== Work to be completed ==
Quote all of the data that follows exactly as written, skipping the images.

== Task inputs ==
──────────────────────────────

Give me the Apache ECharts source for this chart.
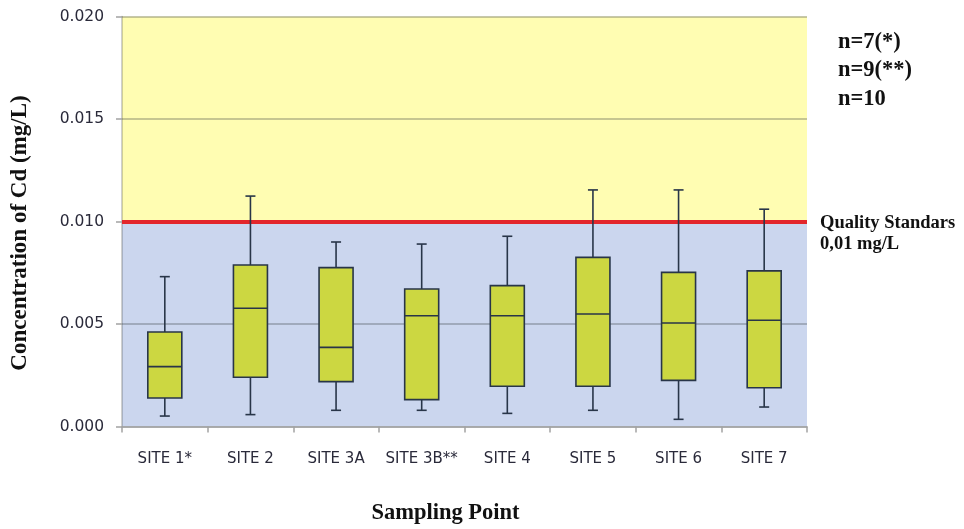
<!DOCTYPE html>
<html>
<head>
<meta charset="utf-8">
<script src="https://cdn.jsdelivr.net/npm/echarts@6/dist/echarts.min.js"></script>
<style>
  html, body { margin: 0; padding: 0; background: #ffffff; }
  #chart { width: 964px; height: 529px; }
</style>
</head>
<body>
<div id="chart"></div>
<script>
// Cadmium concentration per sampling site (mg/L): five-number summaries
const categories = ['SITE 1*', 'SITE 2', 'SITE 3A', 'SITE 3B**', 'SITE 4', 'SITE 5', 'SITE 6', 'SITE 7'];
const minVals    = [0.00051, 0.00058, 0.00079, 0.00079, 0.00064, 0.00079, 0.00035, 0.00095];
const q1Vals     = [0.00139, 0.00240, 0.00219, 0.00131, 0.00196, 0.00196, 0.00225, 0.00189];
const medianVals = [0.00292, 0.00577, 0.00386, 0.00540, 0.00540, 0.00549, 0.00505, 0.00518];
const q3Vals     = [0.00461, 0.00788, 0.00775, 0.00671, 0.00687, 0.00825, 0.00752, 0.00759];
const maxVals    = [0.00731, 0.01124, 0.00900, 0.00890, 0.00928, 0.01154, 0.01154, 0.01060];

// Quality standard and axis range
const qualityStandard = 0.01;
const yMin = 0;
const yMax = 0.02;
const yStep = 0.005;

const sampleNotes = ['n=7(*)', 'n=9(**)', 'n=10'];

const boxData = categories.map((c, i) => [i, minVals[i], q1Vals[i], medianVals[i], q3Vals[i], maxVals[i]]);

const serifBold = { fontFamily: '"Liberation Serif", "DejaVu Serif", serif', fontWeight: 'bold', fill: '#111' };
const sansFont = '"DejaVu Sans", "Noto Sans", sans-serif';

function renderBox(params, api) {
  const i = api.value(0);
  const pMin = api.coord([i, api.value(1)]);
  const pQ1 = api.coord([i, api.value(2)]);
  const pMed = api.coord([i, api.value(3)]);
  const pQ3 = api.coord([i, api.value(4)]);
  const pMax = api.coord([i, api.value(5)]);
  const x = pMed[0];
  const halfBox = 17;
  const halfCap = 5;
  const stroke = '#283548';
  const lineStyle = { stroke: stroke, lineWidth: 1.6 };
  return {
    type: 'group',
    children: [
      { type: 'line', shape: { x1: x, y1: pQ3[1], x2: x, y2: pMax[1] }, style: lineStyle },
      { type: 'line', shape: { x1: x - halfCap, y1: pMax[1], x2: x + halfCap, y2: pMax[1] }, style: lineStyle },
      { type: 'line', shape: { x1: x, y1: pQ1[1], x2: x, y2: pMin[1] }, style: lineStyle },
      { type: 'line', shape: { x1: x - halfCap, y1: pMin[1], x2: x + halfCap, y2: pMin[1] }, style: lineStyle },
      { type: 'rect', shape: { x: x - halfBox, y: pQ3[1], width: halfBox * 2, height: pQ1[1] - pQ3[1] },
        style: { fill: '#ccd741', stroke: stroke, lineWidth: 1.6 } },
      { type: 'line', shape: { x1: x - halfBox, y1: pMed[1], x2: x + halfBox, y2: pMed[1] }, style: lineStyle }
    ]
  };
}

function label(text, x, y, size, align) {
  return {
    type: 'text', x: x, y: y,
    style: Object.assign({ text: text, fontSize: size, textAlign: align || 'left', textVerticalAlign: 'middle' }, serifBold)
  };
}

const chart = echarts.init(document.getElementById('chart'), null, { renderer: 'canvas' });

chart.setOption({
  animation: false,
  backgroundColor: '#ffffff',
  grid: { left: 122, right: 157, top: 16.5, bottom: 102.5, containLabel: false },
  xAxis: {
    type: 'category',
    data: categories,
    boundaryGap: true,
    axisLine: { show: true, lineStyle: { color: '#a3a3a3', width: 1.5 } },
    axisTick: { show: true, interval: 0, alignWithLabel: false, length: 6, lineStyle: { color: '#a3a3a3', width: 1.5 } },
    axisLabel: { interval: 0, hideOverlap: false, color: '#2a2a3a', fontSize: 15, fontFamily: sansFont, margin: 25 },
    splitLine: { show: false },
    z: 3
  },
  yAxis: {
    type: 'value',
    min: yMin,
    max: yMax,
    interval: yStep,
    axisLine: { show: true, lineStyle: { color: 'rgba(70,75,70,0.35)', width: 1.5 } },
    axisTick: { show: true, length: 6, lineStyle: { color: '#a3a3a3', width: 1.5 } },
    axisLabel: {
      color: '#2a2a3a', fontSize: 15.5, fontFamily: sansFont, margin: 18,
      formatter: v => v.toFixed(3)
    },
    splitLine: { show: true, lineStyle: { color: 'rgba(55,60,60,0.38)', width: 1.5 } },
    z: 3
  },
  series: [
    {
      // polluted / not polluted zones
      type: 'line',
      data: [],
      z: 1,
      silent: true,
      markArea: {
        silent: true,
        data: [
          [{ yAxis: qualityStandard, itemStyle: { color: '#fffdb2' } }, { yAxis: yMax }],
          [{ yAxis: yMin, itemStyle: { color: '#cbd6ee' } }, { yAxis: qualityStandard }]
        ]
      }
    },
    {
      type: 'custom',
      renderItem: renderBox,
      data: boxData,
      encode: { x: 0, y: [1, 2, 3, 4, 5] },
      z: 5,
      silent: true
    },
    {
      // quality standard threshold
      type: 'line',
      data: [],
      z: 6,
      silent: true,
      markLine: {
        silent: true,
        symbol: 'none',
        label: { show: false },
        lineStyle: { color: '#e3262b', width: 4, type: 'solid' },
        data: [{ yAxis: qualityStandard }]
      }
    }
  ],
  graphic: [
    label('Polluted', 137, 37, 18),
    label('Not', 137, 240, 18),
    label('Polluted', 137, 263, 18),
    label(sampleNotes[0], 838, 42, 22.5),
    label(sampleNotes[1], 838, 70.5, 22.5),
    label(sampleNotes[2], 838, 99, 22.5),
    label('Quality Standars', 820, 223, 18.5),
    label('0,01 mg/L', 820, 244, 18.5),
    label('Sampling Point', 445.5, 513, 22.5, 'center'),
    { type: 'text', x: 20, y: 233, rotation: Math.PI / 2,
      style: Object.assign({ text: 'Concentration of Cd (mg/L)', fontSize: 23, textAlign: 'center', textVerticalAlign: 'middle' }, serifBold) }
  ]
});
</script>
</body>
</html>
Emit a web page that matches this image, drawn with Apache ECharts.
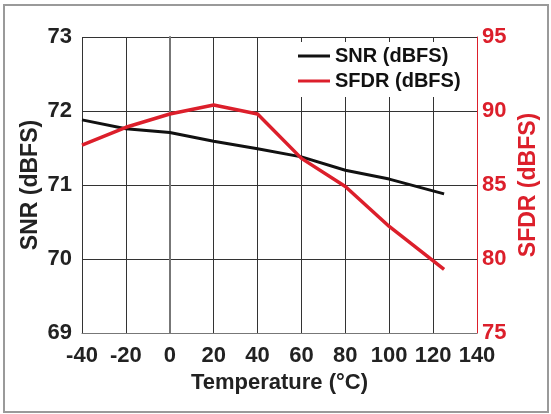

──────────────────────────────

== Task answer ==
Give me the Apache ECharts source for this chart.
<!DOCTYPE html>
<html>
<head>
<meta charset="utf-8">
<script src="https://cdn.jsdelivr.net/npm/echarts@6/dist/echarts.min.js"></script>
<style>
  html, body { margin: 0; padding: 0; background: #ffffff; }
  #chart { width: 964px; height: 529px; }
</style>
</head>
<body>
<div id="chart"></div>
<script>
// Cadmium concentration per sampling site (mg/L): five-number summaries
const categories = ['SITE 1*', 'SITE 2', 'SITE 3A', 'SITE 3B**', 'SITE 4', 'SITE 5', 'SITE 6', 'SITE 7'];
const minVals    = [0.00051, 0.00058, 0.00079, 0.00079, 0.00064, 0.00079, 0.00035, 0.00095];
const q1Vals     = [0.00139, 0.00240, 0.00219, 0.00131, 0.00196, 0.00196, 0.00225, 0.00189];
const medianVals = [0.00292, 0.00577, 0.00386, 0.00540, 0.00540, 0.00549, 0.00505, 0.00518];
const q3Vals     = [0.00461, 0.00788, 0.00775, 0.00671, 0.00687, 0.00825, 0.00752, 0.00759];
const maxVals    = [0.00731, 0.01124, 0.00900, 0.00890, 0.00928, 0.01154, 0.01154, 0.01060];

// Quality standard and axis range
const qualityStandard = 0.01;
const yMin = 0;
const yMax = 0.02;
const yStep = 0.005;

const sampleNotes = ['n=7(*)', 'n=9(**)', 'n=10'];

const boxData = categories.map((c, i) => [i, minVals[i], q1Vals[i], medianVals[i], q3Vals[i], maxVals[i]]);

const serifBold = { fontFamily: '"Liberation Serif", "DejaVu Serif", serif', fontWeight: 'bold', fill: '#111' };
const sansFont = '"DejaVu Sans", "Noto Sans", sans-serif';

function renderBox(params, api) {
  const i = api.value(0);
  const pMin = api.coord([i, api.value(1)]);
  const pQ1 = api.coord([i, api.value(2)]);
  const pMed = api.coord([i, api.value(3)]);
  const pQ3 = api.coord([i, api.value(4)]);
  const pMax = api.coord([i, api.value(5)]);
  const x = pMed[0];
  const halfBox = 17;
  const halfCap = 5;
  const stroke = '#283548';
  const lineStyle = { stroke: stroke, lineWidth: 1.6 };
  return {
    type: 'group',
    children: [
      { type: 'line', shape: { x1: x, y1: pQ3[1], x2: x, y2: pMax[1] }, style: lineStyle },
      { type: 'line', shape: { x1: x - halfCap, y1: pMax[1], x2: x + halfCap, y2: pMax[1] }, style: lineStyle },
      { type: 'line', shape: { x1: x, y1: pQ1[1], x2: x, y2: pMin[1] }, style: lineStyle },
      { type: 'line', shape: { x1: x - halfCap, y1: pMin[1], x2: x + halfCap, y2: pMin[1] }, style: lineStyle },
      { type: 'rect', shape: { x: x - halfBox, y: pQ3[1], width: halfBox * 2, height: pQ1[1] - pQ3[1] },
        style: { fill: '#ccd741', stroke: stroke, lineWidth: 1.6 } },
      { type: 'line', shape: { x1: x - halfBox, y1: pMed[1], x2: x + halfBox, y2: pMed[1] }, style: lineStyle }
    ]
  };
}

function label(text, x, y, size, align) {
  return {
    type: 'text', x: x, y: y,
    style: Object.assign({ text: text, fontSize: size, textAlign: align || 'left', textVerticalAlign: 'middle' }, serifBold)
  };
}

const chart = echarts.init(document.getElementById('chart'), null, { renderer: 'canvas' });

chart.setOption({
  animation: false,
  backgroundColor: '#ffffff',
  grid: { left: 122, right: 157, top: 16.5, bottom: 102.5, containLabel: false },
  xAxis: {
    type: 'category',
    data: categories,
    boundaryGap: true,
    axisLine: { show: true, lineStyle: { color: '#a3a3a3', width: 1.5 } },
    axisTick: { show: true, interval: 0, alignWithLabel: false, length: 6, lineStyle: { color: '#a3a3a3', width: 1.5 } },
    axisLabel: { interval: 0, hideOverlap: false, color: '#2a2a3a', fontSize: 15, fontFamily: sansFont, margin: 25 },
    splitLine: { show: false },
    z: 3
  },
  yAxis: {
    type: 'value',
    min: yMin,
    max: yMax,
    interval: yStep,
    axisLine: { show: true, lineStyle: { color: 'rgba(70,75,70,0.35)', width: 1.5 } },
    axisTick: { show: true, length: 6, lineStyle: { color: '#a3a3a3', width: 1.5 } },
    axisLabel: {
      color: '#2a2a3a', fontSize: 15.5, fontFamily: sansFont, margin: 18,
      formatter: v => v.toFixed(3)
    },
    splitLine: { show: true, lineStyle: { color: 'rgba(55,60,60,0.38)', width: 1.5 } },
    z: 3
  },
  series: [
    {
      // polluted / not polluted zones
      type: 'line',
      data: [],
      z: 1,
      silent: true,
      markArea: {
        silent: true,
        data: [
          [{ yAxis: qualityStandard, itemStyle: { color: '#fffdb2' } }, { yAxis: yMax }],
          [{ yAxis: yMin, itemStyle: { color: '#cbd6ee' } }, { yAxis: qualityStandard }]
        ]
      }
    },
    {
      type: 'custom',
      renderItem: renderBox,
      data: boxData,
      encode: { x: 0, y: [1, 2, 3, 4, 5] },
      z: 5,
      silent: true
    },
    {
      // quality standard threshold
      type: 'line',
      data: [],
      z: 6,
      silent: true,
      markLine: {
        silent: true,
        symbol: 'none',
        label: { show: false },
        lineStyle: { color: '#e3262b', width: 4, type: 'solid' },
        data: [{ yAxis: qualityStandard }]
      }
    }
  ],
  graphic: [
    label('Polluted', 137, 37, 18),
    label('Not', 137, 240, 18),
    label('Polluted', 137, 263, 18),
    label(sampleNotes[0], 838, 42, 22.5),
    label(sampleNotes[1], 838, 70.5, 22.5),
    label(sampleNotes[2], 838, 99, 22.5),
    label('Quality Standars', 820, 223, 18.5),
    label('0,01 mg/L', 820, 244, 18.5),
    label('Sampling Point', 445.5, 513, 22.5, 'center'),
    { type: 'text', x: 20, y: 233, rotation: Math.PI / 2,
      style: Object.assign({ text: 'Concentration of Cd (mg/L)', fontSize: 23, textAlign: 'center', textVerticalAlign: 'middle' }, serifBold) }
  ]
});
</script>
</body>
</html>
Emit a web page that matches this image, drawn with Apache ECharts.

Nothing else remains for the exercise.